Sunday 07 September 2008

Observations: Uncensored Iran

Independent.co.uk

Theatre directors love to talk about pushing boundaries but, in Iran, where the boundaries are more strictly drawn than in most places, the phrase takes on a whole new meaning. "Happily, the artists are often cleverer than the censors," says Graham Sheffield, the Barbican's artistic director, who, along with head of theatre Louise Jeffreys, has trawled Tehran's International Theatre Festival over the last five years for the pick of the country's artists. In November, they present Iran: New Voices, a season of theatre, film and talks, including a Farsi-language Daedalus and Icarus with a Beckettian twist, and a one-woman show, in which the writer and photographer Haleh Anvari shoots down clichés about her life as an Iranian woman.


This year the volatile authorities in Tehran clamped down on the festival, cancelling several shows at the last minute and forcing others to adapt. But the performers have become adept at skirting around censorship, either silently mouthing the words that they are forbidden to say out loud on stage or using surtitles for the offending lines.

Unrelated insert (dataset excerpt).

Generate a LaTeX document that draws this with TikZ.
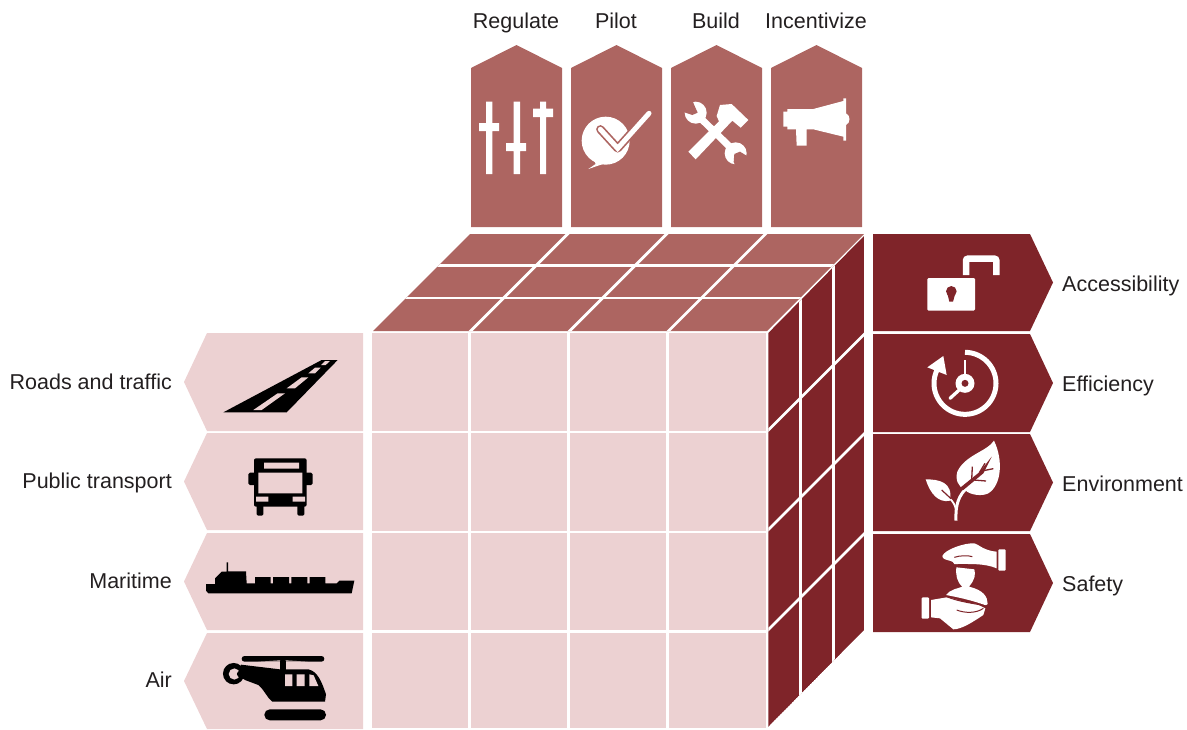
\documentclass[tikz,border=0pt]{standalone}
\usepackage{fontspec}
\setmainfont{Liberation Sans}
\definecolor{midred}{HTML}{AD6561}
\definecolor{darkred}{HTML}{7F2429}
\definecolor{palered}{HTML}{ECD1D2}
\definecolor{labelink}{HTML}{231F20}
\tikzset{
  zoomed/.style={x=0.33333pt,y=-0.33333pt},
  gridline/.style={draw=white,line width=2.8pt},
  lbl/.style={text=labelink,font=\fontsize{21.5}{25}\selectfont,inner sep=0pt},
  lblleft/.style={lbl,anchor=base east},
  lblright/.style={lbl,anchor=base west},
  lbltop/.style={lbl,anchor=base},
}
\begin{document}
\begin{tikzpicture}[x=1pt,y=-1pt]
\useasboundingbox (0,0) rectangle (1187,729);
% top arrows
\foreach \a in {471,571,671,771}{
  \fill[midred] (\a,227) -- (\a,68) -- (\a+45.5,45) -- (\a+91,68) -- (\a+91,227) -- cycle;
}
% left arrows
\foreach \t/\b in {333/431,433/530,533/630,633/729}{
  \fill[palered] (363,\t) -- (207,\t) -- (184,{(\t+\b)/2}) -- (207,\b) -- (363,\b) -- cycle;
}
% right arrows
\foreach \t/\b in {234/331,334/432,434/531,534/632}{
  \fill[darkred] (873,\t) -- (1030,\t) -- (1053,{(\t+\b)/2}) -- (1030,\b) -- (873,\b) -- cycle;
}
% front face
\fill[palered] (372,333) rectangle (766,728);
\foreach \a in {469.7,568.6,667.5}{\draw[gridline] (\a,333) -- (\a,728);}
\foreach \a in {432,532,631.5}{\draw[gridline] (372,\a) -- (766,\a);}
% top face
\begin{scope}
\clip (373,331) -- (470,234) -- (864,234) -- (767,331) -- cycle;
\fill[midred] (373,331) -- (470,234) -- (864,234) -- (767,331) -- cycle;
\foreach \a in {265.5,298}{\draw[gridline] (360,\a) -- (870,\a);}
\foreach \a in {469.7,568.6,667.5}{\draw[gridline] (\a,332) -- (\a+99,233);}
\end{scope}
% right face
\begin{scope}
\clip (768.3,333) -- (864,236) -- (864,630) -- (768.3,727) -- cycle;
\fill[darkred] (768,333) -- (864,236) -- (864,630) -- (768,727) -- cycle;
\foreach \a in {800.2,833.5}{\draw[gridline] (\a,230) -- (\a,730);}
\foreach \a in {431.5,531,631}{\draw[gridline] (767,\a) -- (865,\a-98);}
\end{scope}

% --- Regulate icon
\begin{scope}[shift={(460,30)},zoomed]
\fill[white] (78,215) rectangle (97,432) (57,279) rectangle (117,303);
\fill[white] (161,215) rectangle (180,432) (138,339) rectangle (198,363);
\fill[white] (240,215) rectangle (258,432) (219,236) rectangle (279,261);
% Incentivize icon
\fill[white] (970,245) -- (982,245) -- (982,237) -- (1060,237) -- (1150,213) -- (1150,205) -- (1158,205) -- (1158,250)
  .. controls (1172,255) and (1172,280) .. (1158,285) -- (1158,332) -- (1150,332) -- (1150,320) -- (1060,298) -- (1040,298)
  -- (1040,347) -- (1010,347) -- (1008,298) -- (982,298) -- (982,290) -- (970,290) -- cycle;
\end{scope}

% --- Pilot and Build icons
\begin{scope}[shift={(575,100)},zoomed]
\fill[white] (92,122) circle[radius=24pt];
\fill[white] (40,207) -- (62,192) -- (50,165) -- (90,190) -- cycle;
\draw[midred,line width=8.4pt,line cap=round,line join=round] (76,88) -- (128,145) -- (222,40);
\draw[white,line width=5pt,line cap=round,line join=miter] (76,88) -- (128,145) -- (222,40);
% wrench
\draw[white,line width=7pt] (372,50) -- (472,148);
\fill[white] (362,38) circle[radius=11pt] (482,160) circle[radius=11pt];
\fill[midred] (368,38) -- (352,45) -- (325,36) -- (318,0) -- (352,0) -- (358,16) -- cycle;
\fill[midred] (478,162) -- (495,155) -- (516,168) -- (526,205) -- (485,205) -- (476,186) -- cycle;
% hammer
\fill[white] (340,155) -- (362,178) -- (472,62) -- (497,83) -- (520,60) -- (470,12) -- (435,15) -- (425,48) -- (432,64) -- cycle;
\end{scope}

% --- Road and bus
\begin{scope}[shift={(180,330)},zoomed]
\fill[black] (130,247) -- (425,90) -- (473,90) -- (320,247) -- cycle;
\fill[palered] (220,240) -- (245,240) -- (315,190) -- (293,190) -- cycle
  (320,175) -- (345,175) -- (385,142) -- (365,142) -- cycle
  (385,130) -- (405,130) -- (422,113) -- (405,113) -- cycle
  (423,105) -- (437,105) -- (450,93) -- (435,93) -- cycle;
\fill[black,rounded corners=2pt] (222,385) rectangle (380,530);
\fill[black,rounded corners=1.5pt] (230,520) rectangle (250,557) (352,520) rectangle (373,557)
  (205,428) rectangle (230,465) (372,428) rectangle (398,465);
\fill[palered] (252,398) rectangle (357,416) (235,428) rectangle (367,490)
  (228,500) rectangle (265,515) (338,500) rectangle (375,515);
\end{scope}

% --- Ship
\begin{scope}[shift={(180,530)},zoomed]
\fill[black] (78,162) -- (105,162) -- (105,145) -- (125,125) -- (140,125) -- (140,97) -- (144,97) -- (144,124) -- (198,124) -- (200,160) -- (225,160) -- (225,141) -- (272,141) -- (272,160) -- (279,160) -- (279,141) -- (327,141) -- (327,160) -- (334,160) -- (334,141) -- (382,141) -- (382,160) -- (389,160) -- (389,141) -- (436,141) -- (436,160) -- (470,160) -- (478,152) -- (523,152) -- (515,190) -- (85,190) -- (78,182) -- cycle;
\end{scope}

% --- Helicopter
\begin{scope}[shift={(215,650)},zoomed]
\fill[black,rounded corners=2.8pt] (80,18) rectangle (328,35);
\fill[palered] (130,35) -- (195,35) -- (195,31) -- cycle (212,35) -- (278,35) -- (212,31) -- cycle;
\fill[black] (195,33) rectangle (212,64);
\fill[black,rounded corners=5.4pt] (148,178) rectangle (333,211);
\fill[black] (56,71) circle[radius=10.7pt];
\fill[palered] (58,72) circle[radius=5.6pt];
\fill[black] (76,72) circle[radius=3.4pt];
\fill[black] (78,44) -- (195,58) -- (280,58)
  .. controls (308,64) and (320,95) .. (333,133) -- (330,155) -- (172,155)
  .. controls (155,142) and (150,122) .. (130,105) -- (90,90) -- (76,80) -- (76,50) -- cycle;
\fill[palered] (210,73) rectangle (232,108) (245,73) rectangle (269,108);
\fill[palered] (283,73) -- (296,76) -- (310,108) -- (283,108) -- cycle;
\end{scope}

% --- Lock and clock
\begin{scope}[shift={(870,230)},zoomed]
\fill[white,rounded corners=1.2pt] (172,144) rectangle (315,242);
\fill[darkred] (244,184) circle[radius=5.3pt];
\fill[darkred] (232,190) -- (256,190) -- (249,215) -- (238,215) -- cycle;
\draw[white,line width=6.5pt,rounded corners=2pt] (288,135) -- (288,86) -- (379,86) -- (379,135);
\draw[white,line width=5pt] (285,367) arc[start angle=90,end angle=-206,radius=31pt];
\fill[white] (172,412) -- (220,378) -- (230,435) -- cycle;
\draw[white,line width=2.2pt] (285,390) -- (285,440);
\draw[white,line width=3.3pt,line cap=round] (240,505) -- (272,476);
\fill[white] (285,460) circle[radius=9.5pt];
\fill[darkred] (285,460) circle[radius=3.5pt];
\end{scope}

% --- Leaf
\begin{scope}[shift={(870,430)},zoomed]
\fill[white] (372,32) .. controls (350,65) and (285,75) .. (262,125) .. controls (255,150) and (265,170) .. (285,180)
  .. controls (300,195) and (335,200) .. (355,190) .. controls (395,165) and (400,90) .. cycle;
\fill[white] (167,148) .. controls (205,148) and (250,155) .. (240,212) .. controls (205,220) and (180,190) .. cycle;
\draw[white,line width=3pt] (258,272) .. controls (256,225) and (265,195) .. (295,170);
\draw[white,line width=1.8pt] (238,205) .. controls (250,215) and (255,225) .. (258,240);
\fill[darkred] (272,172) -- (330,125) -- (365,80) -- (340,130) -- (280,180) -- cycle;
\draw[darkred,line width=1.3pt] (305,150) -- (307,110) (328,128) -- (345,100) (340,122) -- (370,116) (312,150) -- (348,153);
\draw[darkred,line width=1.2pt] (215,180) -- (243,206);
\end{scope}

% --- Safety hands
\begin{scope}[shift={(915,540)},zoomed]
\fill[white,rounded corners=1pt] (250,28) rectangle (272,92);
\fill[white] (82,48) .. controls (90,28) and (150,8) .. (178,10) .. controls (190,12) and (205,32) .. (245,35) -- (245,85)
  .. controls (210,70) and (170,72) .. (118,72) .. controls (115,62) and (100,62) .. (90,58) .. controls (85,56) and (82,52) .. cycle;
\draw[darkred,line width=1pt] (118,52) .. controls (135,46) and (160,46) .. (172,50);
\fill[white] (124,82) -- (178,88) .. controls (182,105) and (180,118) .. (162,140)
  .. controls (205,150) and (218,170) .. (218,192) -- (212,196) .. controls (170,180) and (120,170) .. (93,165)
  .. controls (105,148) and (130,145) .. (142,140) .. controls (125,125) and (122,105) .. cycle;
\fill[white,rounded corners=1pt] (20,172) rectangle (42,236);
\fill[white] (48,180) -- (95,172) .. controls (120,175) and (150,190) .. (185,192) -- (211,205) -- (205,225)
  .. controls (175,245) and (140,268) .. (115,268) -- (75,235) -- (48,232) -- cycle;
\draw[darkred,line width=1pt] (95,170) .. controls (130,185) and (175,190) .. (214,198)
  (125,210) .. controls (150,220) and (185,220) .. (205,205);
\end{scope}

% --- Labels
\node[lbltop] (regulate) at (516,28) {Regulate};
\node[lbltop] (pilot) at (616,28) {Pilot};
\node[lbltop] (build) at (716,28) {Build};
\node[lbltop] (incentivize) at (816,28) {Incentivize};
\node[lblleft] (roads) at (172,389) {Roads and traffic};
\node[lblleft] (public) at (172,488) {Public transport};
\node[lblleft] (maritime) at (172,588) {Maritime};
\node[lblleft] (air) at (172,687) {Air};
\node[lblright] (access) at (1062,291) {Accessibility};
\node[lblright] (effic) at (1062,391) {Efficiency};
\node[lblright] (environ) at (1062,491) {Environment};
\node[lblright] (safety) at (1062,591) {Safety};
\end{tikzpicture}
\end{document}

As for other boundaries, it is only in the last 13 years that mixed sex dramas have been permitted in Iranian theatres. Actresses must still wear the hijab and modest clothing at all times on stage and are not allowed to make any physical contact with their male counterparts. In the stalls though, it's an entirely different matter.

In Tehran, a night at the theatre is the top choice for young couples on dates. "The theatre is one of the few public places where men and women can sit together without attracting the wrath of the mullahs," says Sheffield. "And obviously it's in the dark which makes it rather attractive to potential lovers."